Bu yasaya göre iki sene içinde Irak‘ta, insani hak ihlalleri doruklara tırmandı. 3 bin köy yerle bir edildi. Kürdistan’da bulunan tüm su kaynaklarının ağzı betonla kapatıldı. Bir milyon Kürt Arap çöllerine sürüldü. Kadınlara tecavüz edildi. Binlerce insan mahkemeye çıkarılmadan idam edildi. Ayrıca bu yetmezmiş gibi,öldürülen Kürtlerin ailelerinden kişi başına 300 dinar idam masrafı alındı.
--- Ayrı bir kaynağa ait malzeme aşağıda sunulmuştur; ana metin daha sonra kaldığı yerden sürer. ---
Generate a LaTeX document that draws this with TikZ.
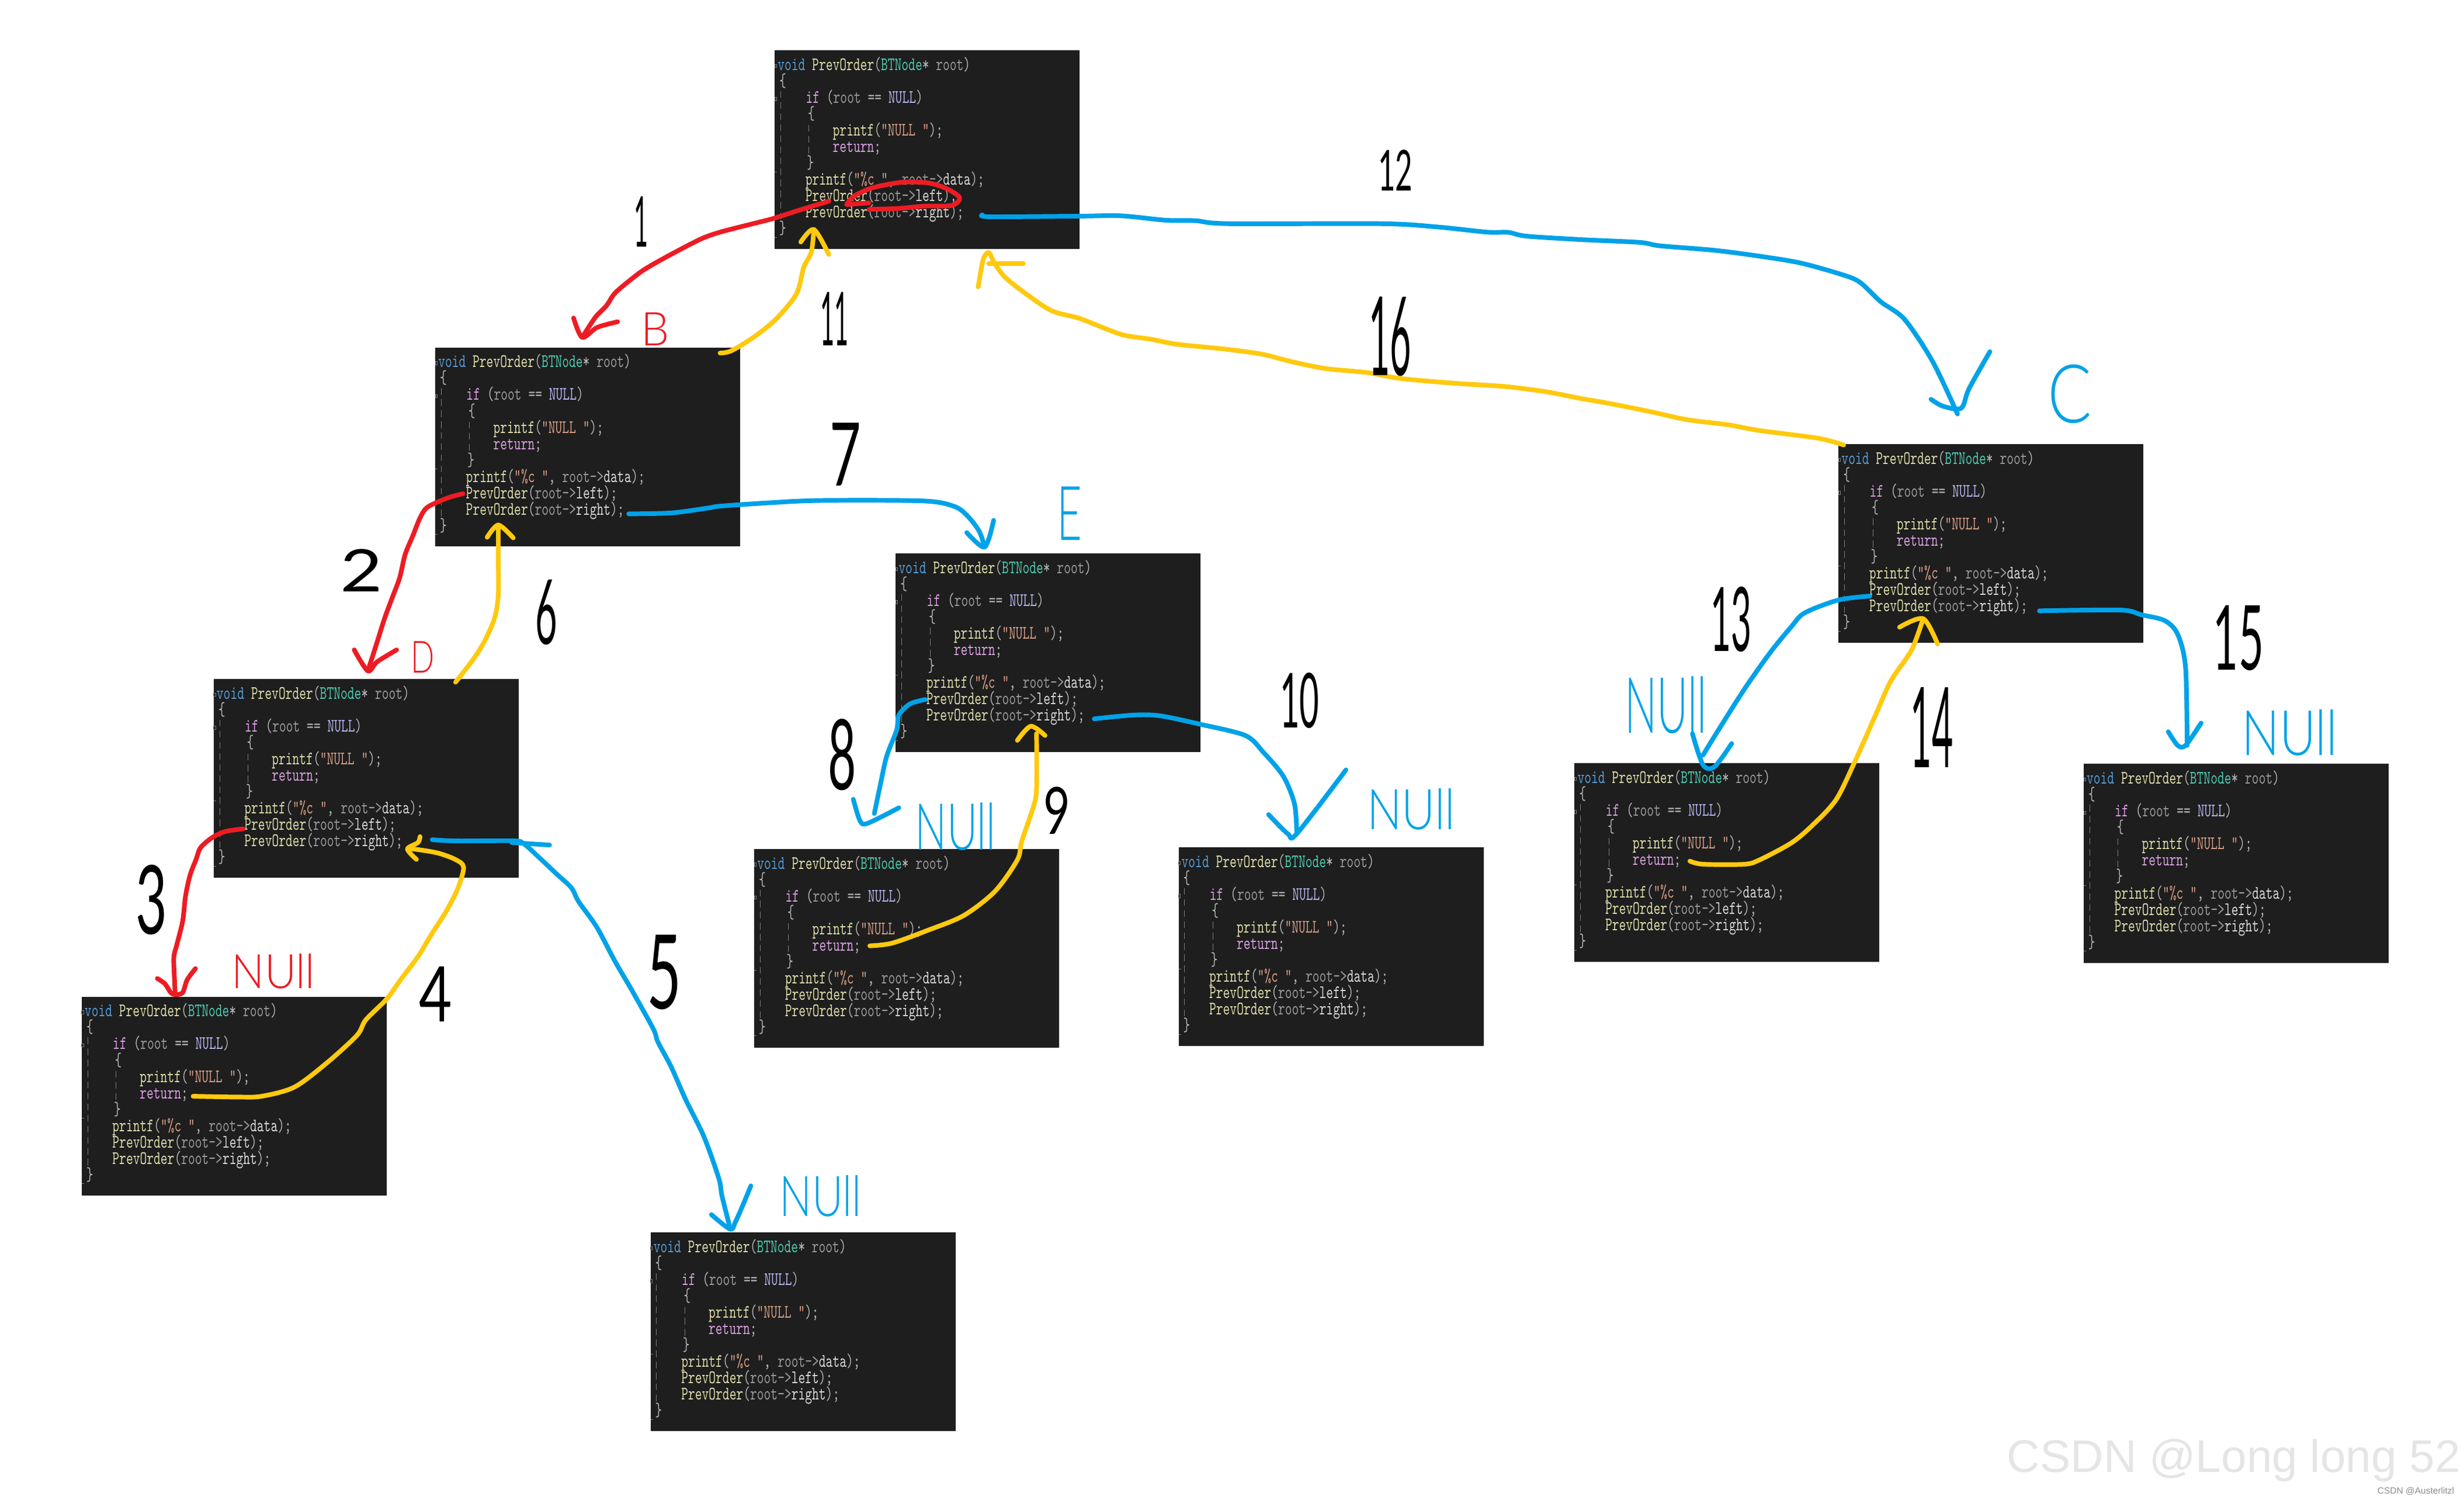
\documentclass[tikz,border=0pt]{standalone}
\usepackage{fontspec}
\setmainfont{Liberation Sans}
\newfontfamily\codefont[FakeStretch=.69]{lmmono10-regular.otf}
\newfontfamily\handfont{Lato}
\newfontfamily\handlight{Lato Light}
\definecolor{codebg}{HTML}{1E1E1E}
\definecolor{cvoid}{HTML}{569CD6}
\definecolor{cfunc}{HTML}{DCDCAA}
\definecolor{ctype}{HTML}{4EC9B0}
\definecolor{cname}{HTML}{9A9A9A}
\definecolor{ckey}{HTML}{D8A0DF}
\definecolor{cnull}{HTML}{B4B4F0}
\definecolor{cstr}{HTML}{D69D85}
\definecolor{cpunc}{HTML}{B4B4B4}
\definecolor{redink}{HTML}{ED1C24}
\definecolor{blueink}{HTML}{00A2E8}
\definecolor{yellowink}{HTML}{FFC90E}
\newlength\hu
\setlength\hu{.025cm}
\newcommand{\hw}[3]{\resizebox{#1\hu}{#2\hu}{#3}}
\newcommand{\pf}[1]{\textcolor{cfunc}{#1}}
\newcommand{\pp}[1]{\textcolor{cpunc}{#1}}
\newcommand{\codetext}{\parbox[t][3.1625cm][t]{4.85cm}{\codefont\fontsize{8.6}{7.41}\selectfont\parindent=0pt\lineskiplimit=-20pt\rule{0pt}{9.1pt}%
\hspace*{1.35pt}\textcolor{cvoid}{void} \pf{PrevOrder}\pp{(}\textcolor{ctype}{BTNode}\pp{*} \textcolor{cname}{root}\pp{)}\par
\hspace*{2.1pt}\pp{\{}\par
\hspace*{14.1pt}\textcolor{ckey}{if} \pp{(}\textcolor{cname}{root} \pp{==} \textcolor{cnull}{NULL}\pp{)}\par
\hspace*{15pt}\pp{\{}\par
\hspace*{26.3pt}\pf{printf}\pp{(}\textcolor{cstr}{"NULL "}\pp{);}\par
\hspace*{26.3pt}\textcolor{ckey}{return}\pp{;}\par
\hspace*{14.6pt}\pp{\}}\par
\hspace*{13.9pt}\pf{printf}\pp{(}\textcolor{cstr}{"\%c "}\pp{,} \textcolor{cname}{root->}\textcolor{white!85!black}{data}\pp{);}\par
\hspace*{13.9pt}\pf{PrevOrder}\pp{(}\textcolor{cname}{root->}\textcolor{white!85!black}{left}\pp{);}\par
\hspace*{13.9pt}\pf{PrevOrder}\pp{(}\textcolor{cname}{root->}\textcolor{white!85!black}{right}\pp{);}\par
\hspace*{2.1pt}\pp{\}}}}
\tikzset{
  codebox/.style={anchor=north west,fill=codebg,inner sep=0pt,outer sep=0pt},
  guide/.style={densely dashed,gray,line width=.25pt},
  fold/.style={gray,line width=.25pt},
  ink/.style={line width=2.1pt,line cap=round,line join=round,smooth,tension=.5},
  redstroke/.style={ink,draw=redink},
  bluestroke/.style={ink,draw=blueink},
  yellowstroke/.style={ink,draw=yellowink},
  hand/.style={inner sep=0pt,font=\handfont\fontsize{30}{30}\selectfont},
  handnull/.style={inner sep=0pt,font=\handlight\fontsize{30}{30}\selectfont}
}
\begin{document}
\begin{tikzpicture}[x=0.025cm,y=-0.025cm]
    \useasboundingbox (0,0) rectangle (1568,954.2);
    % code windows
    \foreach \nm/\px/\py in {nodeA/493/32,nodeB/277/221,nodeD/136/432,nullDl/52/634,nullDr/414/784,nodeE/570/352,nullEl/480/540,nullEr/750/539,nodeC/1170/282.5,nullCl/1002/485.5,nullCr/1326/486}{
        \node[codebox] (\nm) at (\px,\py) {\codetext};
        \draw[guide] ([shift={(3.8,26)}]\nm.north west) -- ([shift={(3.8,108)}]\nm.north west);
        \draw[guide] ([shift={(21.8,47.4)}]\nm.north west) -- ([shift={(21.8,66)}]\nm.north west);
        \draw[fold] ([shift={(0,9)}]\nm.north west) rectangle ([shift={(1.2,11)}]\nm.north west);
        \draw[fold] ([shift={(0,30)}]\nm.north west) rectangle ([shift={(1.2,32)}]\nm.north west);
        \draw[fold] ([shift={(0,77.4)}]\nm.north west) -- ([shift={(1.5,77.4)}]\nm.north west);
        \draw[fold] ([shift={(0,119)}]\nm.north west) -- ([shift={(1.5,119)}]\nm.north west);
    }
    % ends of the strokes
    \coordinate (tailA) at (527.5,128);
    \coordinate (tipB) at (370.5,214.6);
    \coordinate (tailB) at (294.6,314.1);
    \coordinate (tipD) at (234.1,426.8);
    \coordinate (tailD) at (154.7,527.3);
    \coordinate (tipDl) at (111.5,632.7);
    \coordinate (tailDl) at (122.9,697.4);
    \coordinate (backD) at (259.3,540.1);
    \coordinate (tailDr) at (275,534.2);
    \coordinate (tipDr) at (464.7,782);
    \coordinate (tailDb) at (289.9,434);
    \coordinate (backB) at (317.1,334);
    \coordinate (tailE) at (400.1,326.9);
    \coordinate (tipE) at (626.6,348);
    \coordinate (tailEl) at (589,445);
    \coordinate (tipEl) at (556.4,517.5);
    \coordinate (tailEb) at (553.5,601.7);
    \coordinate (backE) at (655.9,462);
    \coordinate (tailEr) at (696.3,457.3);
    \coordinate (tipEr) at (825.2,530.4);
    \coordinate (tailBb) at (458.2,224.6);
    \coordinate (backA) at (517.9,146);
    \coordinate (tailC) at (625.1,136.7);
    \coordinate (tipC) at (1245.7,263.4);
    \coordinate (tailCb) at (1173.2,283.1);
    \coordinate (backAr) at (629.2,160.6);
    \coordinate (tailCl) at (1189.9,379.2);
    \coordinate (tipCl) at (1083.7,480.4);
    \coordinate (tailClb) at (1075.4,547.8);
    \coordinate (backC) at (1223.8,393.6);
    \coordinate (tailCr) at (1297.8,388.6);
    \coordinate (tipCr) at (1391.8,474.2);
    % red strokes
    \draw[redstroke] plot coordinates {(538.8,130.1) (543,125.1) (553,120.2) (563,117.7) (575.8,115.8) (591.4,116.5) (602.8,120.2) (610.7,125.8) (605.7,130.7) (588.6,131.1) (571.5,132.6) (553,133.2)}; % ring
    \draw[redstroke] (538.8,130.1) -- (553,129.1);
    \draw[redstroke] plot coordinates {(tailA) (508,133.9) (491.4,139.2) (474.8,143.4) (458.2,147.7) (446.3,151.9) (429.7,160.4) (414.3,168.9) (406,174.3) (391.8,186) (385.9,194.5) (378.8,201.9) (tipB)}; % 1
    \draw[redstroke] plot coordinates {(365,202.3) (tipB) (380,208.3) (393,204.7)};
    \draw[redstroke] plot coordinates {(tailB) (285.1,316.7) (272.1,322.6) (267.3,329.5) (262.6,341.1) (257.8,352.8) (254.3,367.7) (249.5,380.5) (244.8,393.2) (240.1,408.1) (tipD)}; % 2
    \draw[redstroke] plot coordinates {(225.4,413.4) (tipD) (240,421) (252.4,413.4)};
    \draw[redstroke] plot coordinates {(tailD) (143.7,528.9) (135.2,532.7) (127.6,539.3) (124.8,546.7) (121,556.6) (118.1,569.8) (116.2,586.2) (112.5,601.1) (110.6,609.3) (111.1,624.1) (tipDl)}; % 3
    \draw[redstroke] plot coordinates {(100.1,622.5) (104.9,625.8) (108.7,631.5) (tipDl) (116.2,631.5) (119.1,623.3) (124.4,616.2)};
    % yellow strokes
    \draw[yellowstroke] plot coordinates {(tailDl) (151.3,697.9) (166.5,697.4) (187.3,691.6) (208.2,676) (227.1,658.7) (232.8,648.8) (246,635.6) (255.5,622.5) (266,608.5) (274.5,594.5) (284,579.6) (291.5,564.8) (295,551.6) (289.6,546.7) (278.3,542.6) (263.1,540.1) (backD)}; % 4
    \draw[yellowstroke] plot coordinates {(267.3,532.2) (266,536) (backD) (265,546.7)};
    \draw[yellowstroke] plot coordinates {(tailDb) (301.7,418.7) (308.8,407) (314.8,393) (317.1,378.4) (317.1,355) (backB)}; % 6
    \draw[yellowstroke] plot coordinates {(310,341.8) (backB) (326.6,342.2)};
    \draw[yellowstroke] plot coordinates {(tailEb) (567.7,600) (590.5,591.8) (613.3,582.4) (633.2,567) (647.4,547) (650.2,535.2) (657.4,513.9) (659.6,502.1) (659.6,466.7)}; % 9
    \draw[yellowstroke] plot coordinates {(647.4,471) (backE) (665,467.9)};
    \draw[yellowstroke] plot coordinates {(tailBb) (465.3,223.2) (479.5,214.6) (493.8,203) (506.8,187) (511.5,170) (516.3,160.4) (backA)}; % 11
    \draw[yellowstroke] plot coordinates {(509.6,154) (backA) (527.4,161.9)};
    \draw[yellowstroke] plot coordinates {(tailClb) (1083.7,549.8) (1110.2,549.8) (1120.2,546.8) (1140,536.2) (1153.4,525) (1168.3,508.9) (1180,485.3) (1193.2,455.6) (1203.2,433.3) (1216.5,413.4) (backC)}; % 14
    \draw[yellowstroke] plot coordinates {(1208.8,399) (backC) (1233,409.7)};
    \draw[yellowstroke] plot coordinates {(tailCb) (1157,278.8) (1119.1,273.8) (1100.1,270.3) (1073.6,267) (1050.8,262) (1024.3,256.7) (1005.3,253.4) (984.4,249.3) (957.9,245.9) (926.7,243.9) (891.2,240.8) (869.8,237) (843.8,234.5) (822.4,230.2) (803.4,225.4) (779.7,222.1) (748.9,219) (732.3,215.8) (713.4,212.7) (687.3,202.7) (669.5,197.8) (654.1,187.8) (639.8,176.6) (632.7,167.2) (backAr) (625.6,165.3) (622.5,182.5)}; % 16
    \draw[yellowstroke] (629.2,167.8) -- (651.2,167.8);
    % blue strokes
    \draw[bluestroke] plot coordinates {(tailDr) (290.6,535) (326.6,534.9) (333.2,536.7) (343.7,546.1) (354.1,555.9) (363.6,564.8) (368.3,573.7) (379.7,589.7) (391.1,611.1) (402.5,630.7) (415.8,654.7) (418.6,662.7) (427.1,678.7) (436.6,700.1) (448,723.2) (457.5,749.9) (459.4,760.6) (464.1,779.3)}; % 5
    \draw[bluestroke] (325.6,536) -- (349.7,537.6);
    \draw[bluestroke] plot coordinates {(452.7,772.7) (tipDr) (467.9,777.5) (472.7,766.8) (477.8,754.4)};
    \draw[bluestroke] plot coordinates {(tailE) (427.4,326.3) (451.1,323.1) (458.2,322) (489,319.9) (522.2,318.4) (587.6,318.7) (607.6,322.3) (616.1,328.7) (623.2,338.1) (tipE)}; % 7
    \draw[bluestroke] plot coordinates {(615.2,338.8) (tipE) (632.3,331)};
    \draw[bluestroke] plot coordinates {(tailEl) (579.1,447.8) (572,454.9) (570.6,464.4) (564.3,480.9) (560.6,497.4) (tipEl)}; % 8
    \draw[bluestroke] plot coordinates {(543,508.5) (547.3,522.2) (552,523.8) (572,513.9)};
    \draw[bluestroke] plot coordinates {(tailEr) (721.4,454.9) (738.4,455.4) (764,460.8) (792.5,467.9) (803.9,478.5) (816.7,493.9) (823.8,511.6) (tipEr)}; % 10
    \draw[bluestroke] plot coordinates {(807.3,518.2) (819.5,530.4) (tipEr) (856.5,489.8)};
    \draw[bluestroke] plot coordinates {(tailC) (630.4,137.9) (687.3,137.5) (713.4,137.3) (741.8,140.1) (760.8,140.4) (782.1,142.3) (879.3,142.3) (914.9,144.4) (946.5,147.7) (959.8,147.8) (971.1,150.2) (1005.3,152.4) (1043.2,154.2) (1056.5,156.4) (1090.6,159.2) (1119.1,162.9) (1145.7,167.3) (1172.2,174.7) (1183.6,179.6) (1196.9,192) (1212,203.2) (1229.8,229.9) (tipC)}; % 12
    \draw[bluestroke] plot coordinates {(1228.8,254) (1236.4,258.4) (1248,259.7) (1253,247.3) (1266.3,223.7)};
    \draw[bluestroke] plot coordinates {(tailCl) (1170,381.7) (1148.4,389.9) (1140.1,398.5) (1126.8,414.7) (1110.2,438.2) (1093.6,464.3) (tipCl)}; % 13
    \draw[bluestroke] plot coordinates {(1077,466.7) (1083.7,486.6) (1091,487.8) (1102,473)};
    \draw[bluestroke] plot coordinates {(tailCr) (1349.3,388.1) (1362.6,391.1) (1377.5,394.8) (1385.8,403.5) (1390.8,424.6) (tipCr)}; % 15
    \draw[bluestroke] plot coordinates {(1379.8,465.5) (1385.8,474.2) (1390.8,474.2) (1400.7,460)};
    % letters above the windows
    \node[handnull,text=redink] (letB) at (417,209.5) {\hw{18}{21}{B}};
    \node[handnull,text=redink] (letD) at (269,418) {\hw{15}{20}{D}};
    \node[handnull,text=blueink] (letE) at (680.6,326.6) {\hw{16}{34}{E}};
    \node[handnull,text=blueink] (letC) at (1317,250.5) {\hw{28}{37}{C}};
    \node[handnull,text=redink] (nullredDl) at (174,618) {\hw{53}{22}{NUll}};
    \node[handnull,text=blueink] (nullblueDr) at (522.2,761) {\hw{52}{26}{NUll}};
    \node[handnull,text=blueink] (nullblueEl) at (608,525.7) {\hw{51}{30}{NUll}};
    \node[handnull,text=blueink] (nullblueEr) at (898,515) {\hw{56}{26}{NUll}};
    \node[handnull,text=blueink] (nullblueCl) at (1060,448.5) {\hw{52}{36}{NUll}};
    \node[handnull,text=blueink] (nullblueCr) at (1457,466) {\hw{61}{29}{NUll}};
    % step numbers
    \node[hand] (one) at (408,141) {\hw{9}{32}{1}};
    \node[hand] (two) at (230,363) {\hw{27}{27}{2}};
    \node[hand] (three) at (96.6,572.4) {\hw{20}{44}{3}};
    \node[hand] (four) at (277.3,632.3) {\hw{21}{35}{4}};
    \node[hand] (five) at (422.6,618.4) {\hw{22}{47}{5}};
    \node[hand] (six) at (347.6,389.5) {\hw{14}{41}{6}};
    \node[hand] (seven) at (538,289) {\hw{20}{40}{7}};
    \node[hand] (eight) at (536,480) {\hw{18}{45}{8}};
    \node[hand] (nine) at (672.5,515.5) {\hw{17}{30}{9}};
    \node[hand] (ten) at (827,445.5) {\hw{25}{35}{10}};
    \node[hand] (eleven) at (531,203) {\hw{18}{34}{11}};
    \node[hand] (twelve) at (888,108.5) {\hw{22}{26}{12}};
    \node[hand] (thirteen) at (1101.6,394) {\hw{26}{41}{13}};
    \node[hand] (fourteen) at (1229.4,462.6) {\hw{27}{51}{14}};
    \node[hand] (fifteen) at (1424.5,406) {\hw{32}{41}{15}};
    \node[hand] (sixteen) at (884.6,214) {\hw{27}{50}{16}};
    % watermark
    \node[inner sep=0pt,anchor=south east,text=black!10,font=\fontsize{20.7}{20.7}\selectfont] (wmark) at (1566,943) {CSDN @Long long 52};
    \node[inner sep=0pt,anchor=east,text=black!45,font=\fontsize{4.1}{4.1}\selectfont] (wmarkb) at (1562,948.8) {CSDN @Austerlitzl};
\end{tikzpicture}
\end{document}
Yine bunlar yetmezmiş gibi Saddam Hüseyin’in verdiği emir üzerine 8 Mig uçağı, 16 mart 1988 günü Halepçe şehrine kimyasal silahlarla saldırdı. 5 bin insan öldü. 7 bin insan yaralandı. Yüz bin civarında Kürt Türkiye ve İran sınırlarına yığıldı. Yapılan uluslararası baskı sonucunda bu iki devlet, Kürt mültecilerine sınırlarını açmak zorunda kaldılar.

Ortaçağdan beri dünyanın bir çok yerinde, savaş suçu işlenmektedir. Savaş suçluları ulusal mahkemeler tarafından cezalandırılmaktadır. Ama yine de bu suçlar devam ediyor.

Bu suçlarla ilgili ilk yaptırım ilk kez, Amerika iç savaşında uygulamaya konuldu. Amerikan başkanı Linkoln tarafından 1863 yılında „Lieber“ kuralları uygulamaya koydu. Sonra „1907 de IV nolu La Haye Sözleşmesi“ daha sonra da, 1949 tarihli Cenevre Sözleşmesi ile değişik uluslararası kanun ve yönetmenlikler yürürlüğe konuldu. O günden bu yana bu suçu işleyen kişiler, Savaş Suçluları Uluslararası Ceza Mahkemesi tarafından yargılanıp cezalandırılıyorlar.

Kısacası günümüz dünyasında artık, savaşın da bir ahlakı ve uyulması gereken genel kuralları var. Savaşmanın ve insan öldürmenin bir raconu var.

Bu hukuk metinlerine göre: Hastahane, okul, mabet ve hayır kurumlarına, bilim ve sanat merkezlerine saldırılmaz. Teslim olanlara, gazetecilere ve sivillere kötü muamele yapılmaz. İnsanların kişiliğine ve kutsal değerlerine hakaret edilmez. İnsanlar kalkan olarak kullanılamaz. İnsanlar aç bırakılmaz ve ülkesinden kovulmaz. Taciz ve tecavüz yapılmaz. Düşmanın mal ve mülküne zarar verilemez. 15 yaşındar küçük çocuklar askere alınamaz. Ateşkes bayrağı sallayana kurşun sıkılmaz. Esirlerin üzerinde tıbbi deney yapılamaz. Vücutta parçalanan bombalar, nükler, biyolojik ve kimyasal silah kullanılmaz.

Bu konuda dikkat çekilmesi gereken bir konu da, sanayileşmiş devletlerin sergilediği iki yüzlülüktür. Bu devletler bir taraftan insan hakları ve demokrasiden bahsederken, diğer taraftan savaş suçu işleyenlere yardım ediyorlar, olanak sağlıyorlar.

Örneğin Halepçe’de kullanılan kimyasal maddelerini Alman, İsviçre ve Hollanda şirketlerinin Saddam rejimine sattıklarını biliniyor.

Irak Baas rejiminin Kürtlere karşı yürüttüğü saldırıların çoğunda, bu ve buna benzer savaş kuralları çiğnenmiştir. Halepçe’de yaşananlar, bunun en somut örneğidir. Üstelik bu ilk örnek de değildir. Faşist Baas rejimi, Nisan 1987 yılından beri Kürt halkına ve Kürdistan’a karşı sistematik bir biçimde kimyasal silah kullanmıştır.

En kısa zamanda bu eylemlerdan sorumlu olanların, Savaş Suçluları Uluslararası Ceza Mahkemesinde yargılanmaları gerekir.